— What the task asks —
Quote the records that follow in full, leaving the pictures out.

— Entries supplied —
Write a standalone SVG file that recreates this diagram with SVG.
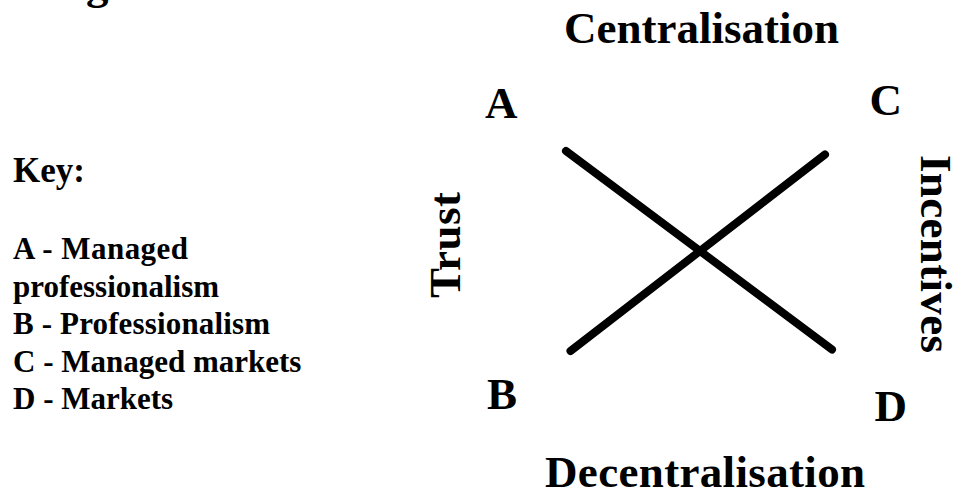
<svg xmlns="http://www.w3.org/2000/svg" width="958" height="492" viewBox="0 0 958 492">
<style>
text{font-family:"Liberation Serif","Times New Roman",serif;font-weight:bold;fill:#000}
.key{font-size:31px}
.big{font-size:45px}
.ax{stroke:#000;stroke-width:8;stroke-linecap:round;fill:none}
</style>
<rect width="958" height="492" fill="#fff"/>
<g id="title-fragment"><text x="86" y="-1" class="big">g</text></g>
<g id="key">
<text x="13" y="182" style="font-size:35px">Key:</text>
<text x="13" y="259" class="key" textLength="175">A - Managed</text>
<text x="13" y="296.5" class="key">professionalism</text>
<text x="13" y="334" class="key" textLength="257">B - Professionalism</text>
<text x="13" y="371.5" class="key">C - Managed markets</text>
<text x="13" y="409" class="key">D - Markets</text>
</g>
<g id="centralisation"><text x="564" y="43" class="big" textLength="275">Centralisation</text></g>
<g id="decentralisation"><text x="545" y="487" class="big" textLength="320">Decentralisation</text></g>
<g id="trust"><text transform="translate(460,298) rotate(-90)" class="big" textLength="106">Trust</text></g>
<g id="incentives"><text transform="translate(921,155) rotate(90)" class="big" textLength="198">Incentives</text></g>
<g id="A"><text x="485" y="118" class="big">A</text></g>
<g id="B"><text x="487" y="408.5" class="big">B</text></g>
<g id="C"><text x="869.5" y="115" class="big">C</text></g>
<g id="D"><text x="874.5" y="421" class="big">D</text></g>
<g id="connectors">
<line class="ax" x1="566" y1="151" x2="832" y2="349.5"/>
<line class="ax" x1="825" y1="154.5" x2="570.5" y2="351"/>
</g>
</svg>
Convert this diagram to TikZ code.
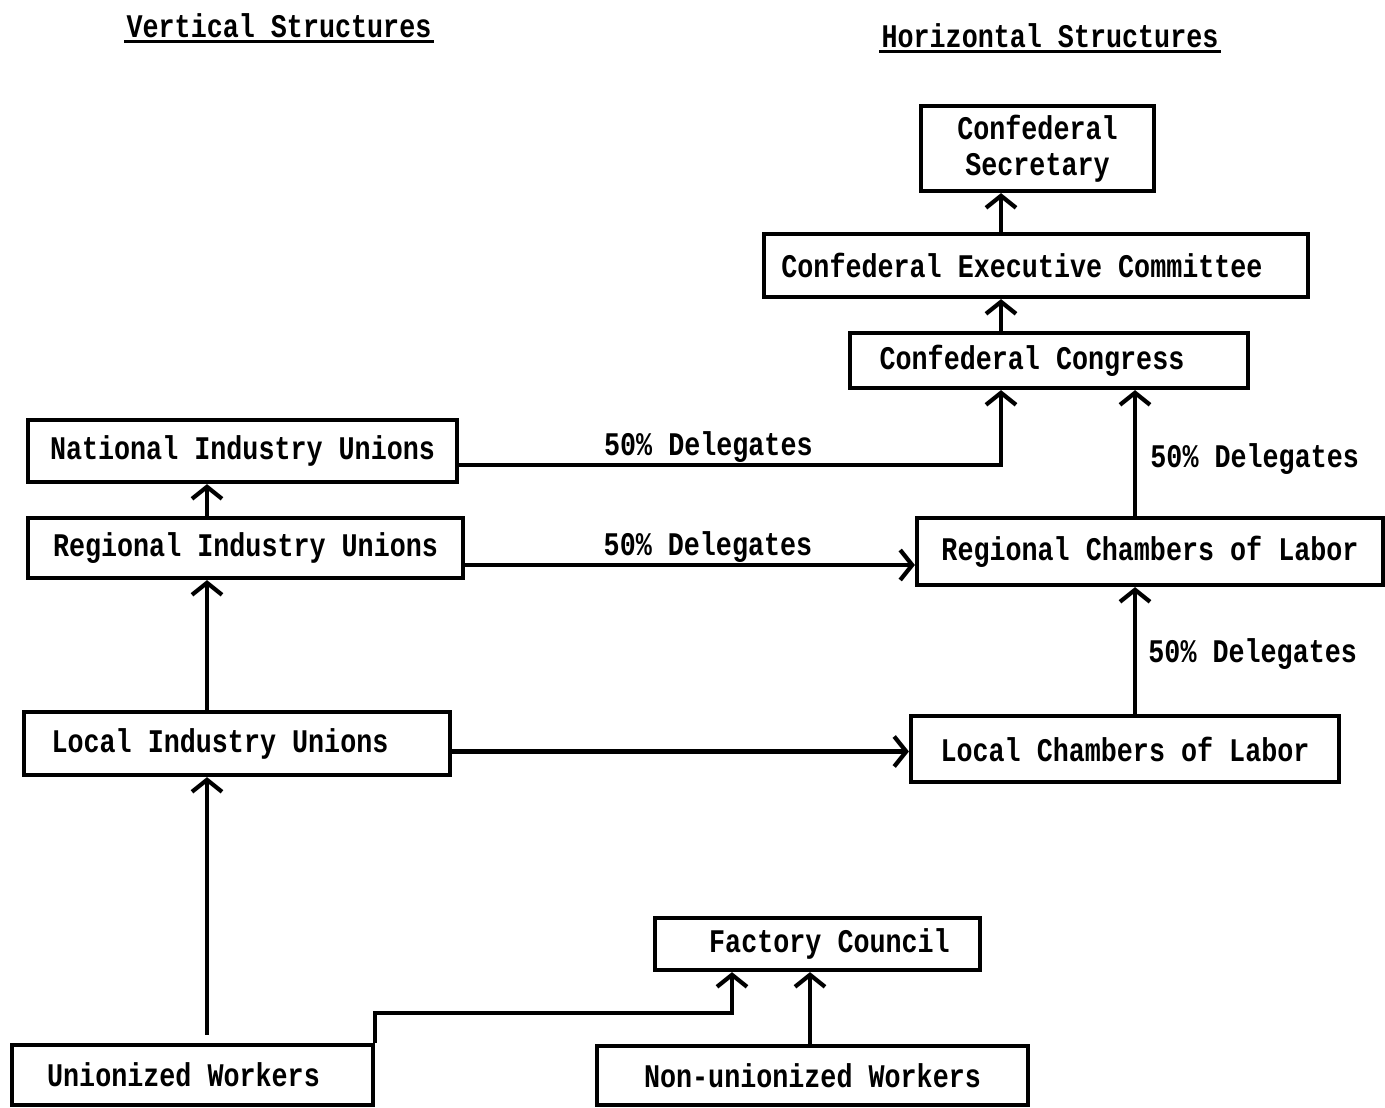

— Answer to the problem —
Write a standalone SVG file that recreates this diagram with SVG.
<svg xmlns="http://www.w3.org/2000/svg" width="958" height="492" viewBox="0 0 958 492">
<style>
text{font-family:"Liberation Serif","Times New Roman",serif;font-weight:bold;fill:#000}
.key{font-size:31px}
.big{font-size:45px}
.ax{stroke:#000;stroke-width:8;stroke-linecap:round;fill:none}
</style>
<rect width="958" height="492" fill="#fff"/>
<g id="title-fragment"><text x="86" y="-1" class="big">g</text></g>
<g id="key">
<text x="13" y="182" style="font-size:35px">Key:</text>
<text x="13" y="259" class="key" textLength="175">A - Managed</text>
<text x="13" y="296.5" class="key">professionalism</text>
<text x="13" y="334" class="key" textLength="257">B - Professionalism</text>
<text x="13" y="371.5" class="key">C - Managed markets</text>
<text x="13" y="409" class="key">D - Markets</text>
</g>
<g id="centralisation"><text x="564" y="43" class="big" textLength="275">Centralisation</text></g>
<g id="decentralisation"><text x="545" y="487" class="big" textLength="320">Decentralisation</text></g>
<g id="trust"><text transform="translate(460,298) rotate(-90)" class="big" textLength="106">Trust</text></g>
<g id="incentives"><text transform="translate(921,155) rotate(90)" class="big" textLength="198">Incentives</text></g>
<g id="A"><text x="485" y="118" class="big">A</text></g>
<g id="B"><text x="487" y="408.5" class="big">B</text></g>
<g id="C"><text x="869.5" y="115" class="big">C</text></g>
<g id="D"><text x="874.5" y="421" class="big">D</text></g>
<g id="connectors">
<line class="ax" x1="566" y1="151" x2="832" y2="349.5"/>
<line class="ax" x1="825" y1="154.5" x2="570.5" y2="351"/>
</g>
</svg>
Convert this diagram to TikZ code.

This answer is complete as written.